From the records below, please print only the lines from the one containing "Output the LaTeX" through the one containing "(mito) at (22.9,31.5)", both included. Skip the pictures.
===== Available records =====
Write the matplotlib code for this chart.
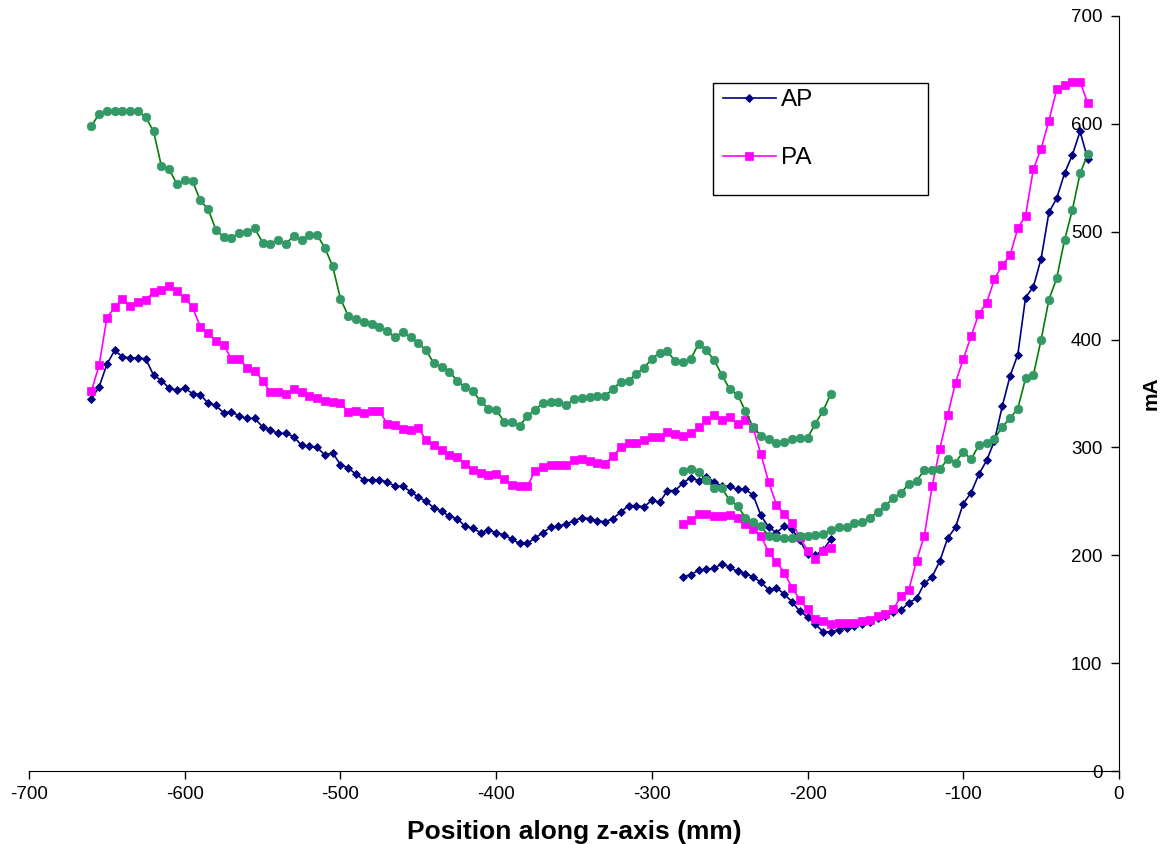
=====
===== Available records =====
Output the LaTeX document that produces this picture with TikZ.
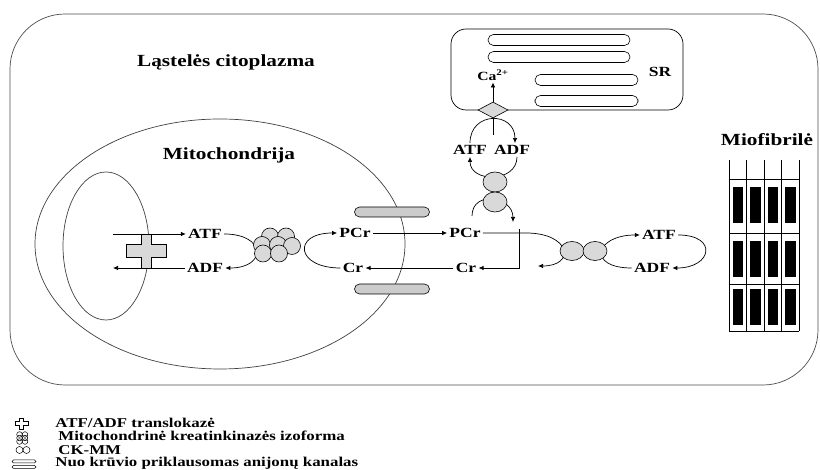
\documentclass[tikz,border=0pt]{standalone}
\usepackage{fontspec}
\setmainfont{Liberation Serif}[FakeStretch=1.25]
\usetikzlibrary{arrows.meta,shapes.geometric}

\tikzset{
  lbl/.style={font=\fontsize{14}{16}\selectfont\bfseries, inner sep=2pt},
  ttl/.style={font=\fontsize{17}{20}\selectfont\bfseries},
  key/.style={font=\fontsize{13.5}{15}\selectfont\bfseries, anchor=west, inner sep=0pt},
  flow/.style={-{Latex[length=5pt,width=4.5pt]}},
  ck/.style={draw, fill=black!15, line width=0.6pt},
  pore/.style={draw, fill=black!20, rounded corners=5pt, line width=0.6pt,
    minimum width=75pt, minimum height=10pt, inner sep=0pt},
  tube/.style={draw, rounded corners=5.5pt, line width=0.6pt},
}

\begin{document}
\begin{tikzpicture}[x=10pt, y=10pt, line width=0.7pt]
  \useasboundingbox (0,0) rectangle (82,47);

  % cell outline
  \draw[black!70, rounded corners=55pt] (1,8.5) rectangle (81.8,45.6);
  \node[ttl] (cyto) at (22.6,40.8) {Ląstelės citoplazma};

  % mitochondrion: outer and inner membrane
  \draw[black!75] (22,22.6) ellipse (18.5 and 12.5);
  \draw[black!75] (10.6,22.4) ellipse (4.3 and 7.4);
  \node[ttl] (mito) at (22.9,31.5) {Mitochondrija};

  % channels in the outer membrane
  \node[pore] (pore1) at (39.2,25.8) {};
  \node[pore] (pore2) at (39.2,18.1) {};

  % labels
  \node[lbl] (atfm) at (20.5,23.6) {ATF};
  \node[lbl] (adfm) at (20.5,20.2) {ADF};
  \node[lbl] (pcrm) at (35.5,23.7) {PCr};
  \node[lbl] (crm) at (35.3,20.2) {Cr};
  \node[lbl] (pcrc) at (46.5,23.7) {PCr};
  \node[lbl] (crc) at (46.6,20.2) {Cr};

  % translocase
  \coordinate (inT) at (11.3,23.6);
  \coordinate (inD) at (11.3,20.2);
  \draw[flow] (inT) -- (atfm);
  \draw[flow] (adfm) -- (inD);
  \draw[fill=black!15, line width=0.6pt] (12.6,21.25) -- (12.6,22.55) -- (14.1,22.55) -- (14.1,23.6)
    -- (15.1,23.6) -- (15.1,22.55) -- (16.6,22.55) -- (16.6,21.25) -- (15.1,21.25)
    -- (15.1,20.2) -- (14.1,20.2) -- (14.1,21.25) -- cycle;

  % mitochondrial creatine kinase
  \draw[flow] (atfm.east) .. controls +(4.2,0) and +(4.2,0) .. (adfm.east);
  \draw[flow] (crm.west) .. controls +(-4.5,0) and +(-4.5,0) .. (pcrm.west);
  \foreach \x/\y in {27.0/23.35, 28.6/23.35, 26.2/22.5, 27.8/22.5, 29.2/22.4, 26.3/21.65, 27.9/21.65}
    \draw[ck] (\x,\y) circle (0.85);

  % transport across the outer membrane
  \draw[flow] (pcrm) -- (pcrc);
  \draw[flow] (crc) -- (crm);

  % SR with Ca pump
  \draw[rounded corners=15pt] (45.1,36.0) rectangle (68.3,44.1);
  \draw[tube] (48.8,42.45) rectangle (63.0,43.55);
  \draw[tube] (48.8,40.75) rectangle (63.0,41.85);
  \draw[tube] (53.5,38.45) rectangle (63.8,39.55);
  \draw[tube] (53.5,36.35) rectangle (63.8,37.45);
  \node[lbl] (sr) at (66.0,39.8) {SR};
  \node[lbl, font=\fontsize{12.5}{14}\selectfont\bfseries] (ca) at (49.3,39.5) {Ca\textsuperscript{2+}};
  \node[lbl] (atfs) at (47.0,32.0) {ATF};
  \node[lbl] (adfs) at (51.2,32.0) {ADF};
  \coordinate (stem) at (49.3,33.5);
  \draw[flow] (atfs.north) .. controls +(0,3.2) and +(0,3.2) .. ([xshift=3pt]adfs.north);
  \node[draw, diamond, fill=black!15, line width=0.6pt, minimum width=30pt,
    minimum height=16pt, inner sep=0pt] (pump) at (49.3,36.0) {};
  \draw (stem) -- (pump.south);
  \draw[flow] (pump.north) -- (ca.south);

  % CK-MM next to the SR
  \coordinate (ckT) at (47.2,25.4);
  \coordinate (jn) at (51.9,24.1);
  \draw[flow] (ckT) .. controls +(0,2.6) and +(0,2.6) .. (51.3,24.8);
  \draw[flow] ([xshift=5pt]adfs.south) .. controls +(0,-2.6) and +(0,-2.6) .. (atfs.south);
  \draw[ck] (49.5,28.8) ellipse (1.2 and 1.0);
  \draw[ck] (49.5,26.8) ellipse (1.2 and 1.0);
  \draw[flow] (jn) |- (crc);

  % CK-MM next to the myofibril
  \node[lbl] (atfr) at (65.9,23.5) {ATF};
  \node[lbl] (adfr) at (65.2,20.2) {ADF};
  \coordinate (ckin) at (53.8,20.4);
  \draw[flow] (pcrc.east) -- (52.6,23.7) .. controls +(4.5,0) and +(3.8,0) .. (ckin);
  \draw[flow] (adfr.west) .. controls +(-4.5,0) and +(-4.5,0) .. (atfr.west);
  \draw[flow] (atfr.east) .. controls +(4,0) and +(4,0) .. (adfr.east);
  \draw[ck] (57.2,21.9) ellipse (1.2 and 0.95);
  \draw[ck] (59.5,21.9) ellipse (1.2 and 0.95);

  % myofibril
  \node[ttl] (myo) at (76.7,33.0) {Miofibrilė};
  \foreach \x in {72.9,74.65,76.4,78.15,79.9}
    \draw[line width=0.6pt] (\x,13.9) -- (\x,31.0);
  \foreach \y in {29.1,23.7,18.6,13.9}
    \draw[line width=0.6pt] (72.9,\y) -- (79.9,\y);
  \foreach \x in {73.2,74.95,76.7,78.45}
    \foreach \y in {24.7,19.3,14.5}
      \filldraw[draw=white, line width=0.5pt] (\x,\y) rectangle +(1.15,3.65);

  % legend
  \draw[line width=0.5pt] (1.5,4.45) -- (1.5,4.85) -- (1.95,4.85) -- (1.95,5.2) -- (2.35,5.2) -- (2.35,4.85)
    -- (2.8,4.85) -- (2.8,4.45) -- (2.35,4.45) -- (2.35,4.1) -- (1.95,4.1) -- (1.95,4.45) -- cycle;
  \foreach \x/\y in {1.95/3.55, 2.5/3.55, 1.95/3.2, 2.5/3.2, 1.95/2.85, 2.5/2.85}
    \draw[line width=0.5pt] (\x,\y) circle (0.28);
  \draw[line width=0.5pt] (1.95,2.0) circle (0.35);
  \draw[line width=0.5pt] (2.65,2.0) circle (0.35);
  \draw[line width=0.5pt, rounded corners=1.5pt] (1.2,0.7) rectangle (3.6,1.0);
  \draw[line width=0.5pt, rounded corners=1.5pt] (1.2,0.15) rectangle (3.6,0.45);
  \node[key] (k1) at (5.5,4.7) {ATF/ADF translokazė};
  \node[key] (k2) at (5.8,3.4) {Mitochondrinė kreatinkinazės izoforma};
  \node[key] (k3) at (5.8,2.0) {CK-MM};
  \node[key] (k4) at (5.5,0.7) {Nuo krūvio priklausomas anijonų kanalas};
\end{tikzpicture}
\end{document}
=====
The response:
Output the LaTeX document that produces this picture with TikZ.
\documentclass[tikz,border=0pt]{standalone}
\usepackage{fontspec}
\setmainfont{Liberation Serif}[FakeStretch=1.25]
\usetikzlibrary{arrows.meta,shapes.geometric}

\tikzset{
  lbl/.style={font=\fontsize{14}{16}\selectfont\bfseries, inner sep=2pt},
  ttl/.style={font=\fontsize{17}{20}\selectfont\bfseries},
  key/.style={font=\fontsize{13.5}{15}\selectfont\bfseries, anchor=west, inner sep=0pt},
  flow/.style={-{Latex[length=5pt,width=4.5pt]}},
  ck/.style={draw, fill=black!15, line width=0.6pt},
  pore/.style={draw, fill=black!20, rounded corners=5pt, line width=0.6pt,
    minimum width=75pt, minimum height=10pt, inner sep=0pt},
  tube/.style={draw, rounded corners=5.5pt, line width=0.6pt},
}

\begin{document}
\begin{tikzpicture}[x=10pt, y=10pt, line width=0.7pt]
  \useasboundingbox (0,0) rectangle (82,47);

  % cell outline
  \draw[black!70, rounded corners=55pt] (1,8.5) rectangle (81.8,45.6);
  \node[ttl] (cyto) at (22.6,40.8) {Ląstelės citoplazma};

  % mitochondrion: outer and inner membrane
  \draw[black!75] (22,22.6) ellipse (18.5 and 12.5);
  \draw[black!75] (10.6,22.4) ellipse (4.3 and 7.4);
  \node[ttl] (mito) at (22.9,31.5) {Mitochondrija};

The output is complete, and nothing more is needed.